Low cost comes at a price and it is you.  The ever-building expectations is for you, dear entrepreneur, to do more with less.  Billion dollar exits on minimal capital in are the flavor of the day.  It is a distortion field that is warping legitimate investment models.  Here is how it works in a nutshell.

  • Entrepreneurs are giving up proportionally more for less, in multiple stages that result in death by a thousand cuts.

  • Limited partners hear this information and decide that startups should be funded with less to get more.

    • A average of $20B is invested by venture, a number largely unchanged over the years, except now it is invested in smaller and smaller chunks, by more and more angel and small-time investors.

  • Venture Capital is pressured to invest less in each dreal or tranche deals into oblivion

    • Only 3,700 deals per year are funded by Venture Capital on average.

  • Venture firms have raised the bar on risk assessments while trying to keep enough dry power to keep pro rata in older deals.

    • 2.7% to seed, 44% to early, 26% to scale, and 22% to late

  • Angel investors to fill in the gap funding deals that are too small or unproven

    • Angels also exhibited a decreased interest in early stage investing with 33 percent of investments in the early stage, down from 40 percent in 2011

  • Incubators and the raft of smaller workshare spaces are funding smaller and smaller deals

    • In contrast, Alejandro S. Amezcua of the Whitman School of Management, found that only 4% of his sample or 655 incubated firms managed to exit their incubator, over an 18-year period, having spent an average of 3.84 years in their incubator

    • They invest $250K and less.  The newest numbers are driving to $50K

  • Avoid the Series B Trap.  Check out this site which covers those points

In other words, Venture is no longer in the business in venture funding.  Angeles have become too risk averse given the pressures of follow-on dilution to invest in the small deals that Startup 500 and Mr. Ceglowski fund.  Angeles have to move up to larger deals leaving the numbers game to smaller and smaller players.  This pressure is constantly reducing the amount of funding available to a deal startup.  A race to the bottom if you will.

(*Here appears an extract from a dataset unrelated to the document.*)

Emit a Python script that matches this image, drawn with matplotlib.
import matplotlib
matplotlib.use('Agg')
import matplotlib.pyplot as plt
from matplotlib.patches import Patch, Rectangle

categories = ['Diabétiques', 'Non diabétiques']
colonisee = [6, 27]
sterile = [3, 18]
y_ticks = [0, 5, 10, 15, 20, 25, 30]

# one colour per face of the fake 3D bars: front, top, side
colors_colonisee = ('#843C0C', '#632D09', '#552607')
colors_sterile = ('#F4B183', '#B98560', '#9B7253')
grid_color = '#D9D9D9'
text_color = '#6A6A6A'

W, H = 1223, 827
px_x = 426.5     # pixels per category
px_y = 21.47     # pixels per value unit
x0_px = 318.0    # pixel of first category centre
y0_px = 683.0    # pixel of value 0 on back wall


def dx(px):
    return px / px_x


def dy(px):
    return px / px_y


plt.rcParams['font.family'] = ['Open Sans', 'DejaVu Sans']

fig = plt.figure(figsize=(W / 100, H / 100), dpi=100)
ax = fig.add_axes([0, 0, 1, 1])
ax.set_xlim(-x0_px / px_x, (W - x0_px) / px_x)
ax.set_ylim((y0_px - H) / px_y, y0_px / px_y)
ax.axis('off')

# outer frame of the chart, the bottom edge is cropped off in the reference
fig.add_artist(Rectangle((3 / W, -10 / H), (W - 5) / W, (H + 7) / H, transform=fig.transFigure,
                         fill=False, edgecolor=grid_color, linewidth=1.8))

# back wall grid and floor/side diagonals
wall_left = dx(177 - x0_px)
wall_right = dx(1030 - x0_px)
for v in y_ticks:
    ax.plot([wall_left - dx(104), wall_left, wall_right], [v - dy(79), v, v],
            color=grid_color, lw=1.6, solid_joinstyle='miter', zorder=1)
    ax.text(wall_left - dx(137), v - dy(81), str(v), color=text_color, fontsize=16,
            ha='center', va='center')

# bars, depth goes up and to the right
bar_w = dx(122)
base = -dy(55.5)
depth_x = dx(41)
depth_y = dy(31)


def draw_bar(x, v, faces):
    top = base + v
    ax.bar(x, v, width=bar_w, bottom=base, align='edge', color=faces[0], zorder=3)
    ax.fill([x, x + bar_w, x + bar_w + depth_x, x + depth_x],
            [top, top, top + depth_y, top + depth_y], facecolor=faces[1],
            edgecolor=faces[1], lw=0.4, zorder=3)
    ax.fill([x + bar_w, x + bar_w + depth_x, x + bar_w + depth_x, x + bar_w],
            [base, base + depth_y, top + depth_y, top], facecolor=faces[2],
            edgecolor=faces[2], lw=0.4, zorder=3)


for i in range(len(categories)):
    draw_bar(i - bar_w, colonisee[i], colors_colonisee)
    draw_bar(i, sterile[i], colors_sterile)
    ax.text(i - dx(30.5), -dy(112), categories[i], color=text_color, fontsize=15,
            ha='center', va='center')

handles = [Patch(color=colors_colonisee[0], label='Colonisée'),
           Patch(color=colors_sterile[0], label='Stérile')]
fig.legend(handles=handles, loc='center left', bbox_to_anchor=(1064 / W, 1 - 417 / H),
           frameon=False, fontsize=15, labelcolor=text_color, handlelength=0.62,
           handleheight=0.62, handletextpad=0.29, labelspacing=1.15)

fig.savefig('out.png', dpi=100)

Sharing your vision, insights, or IP for a handshake, goodwill and a small check will most likely result in your first cut.  While that might help you in the short run, it’s most likely going to damage you in the long run.  Do not try this in your home industry either.  This distortion field has taken investments in legitimately costly high return businesses and chronically underfunded them.  Medical, Energy, Pharma, and a host of other untouchable industries are now facing unrealistic expectations while Founders and CEO”s of these companies are constantly being asked to do more for less.  All this while investors pour money into the latest social or camera application hoping for that cheap 20X return.  Even Nest, with it’s $3B Google acquisition had to have verciverious support from lead investors who balked at the rates.  Even in that success model, it’s now being hailed as a one off in the hallowed halls of Sand Hill.

So back to you, the doe-eyed entrepreneur.  You can look at this model and decide it’s for you.  Or, you can choose another path.  A sustainable business model that seeks to get and please real customers first.  Don’t rush to fund when sales will do.  More importantly, be with your customer base.  Don’t run off to Sand Hill expecting to score the lottery.  But if you do, be sure you understand the impact it will have on you and your vision.  More importantly how it will force you to live under expectations that most likely have nothing to do with your business or needs.

You are now expected to create the idea, sell the idea, launch the idea, get customer adoption, deliver at least a fully working product, and hopefully earn some revenue on a budget you would normally have for expenses in your 9-5.  Who has all the talents needed?  no one.  Don’t be fooled into taking any amount of money in lieu of support of your passion.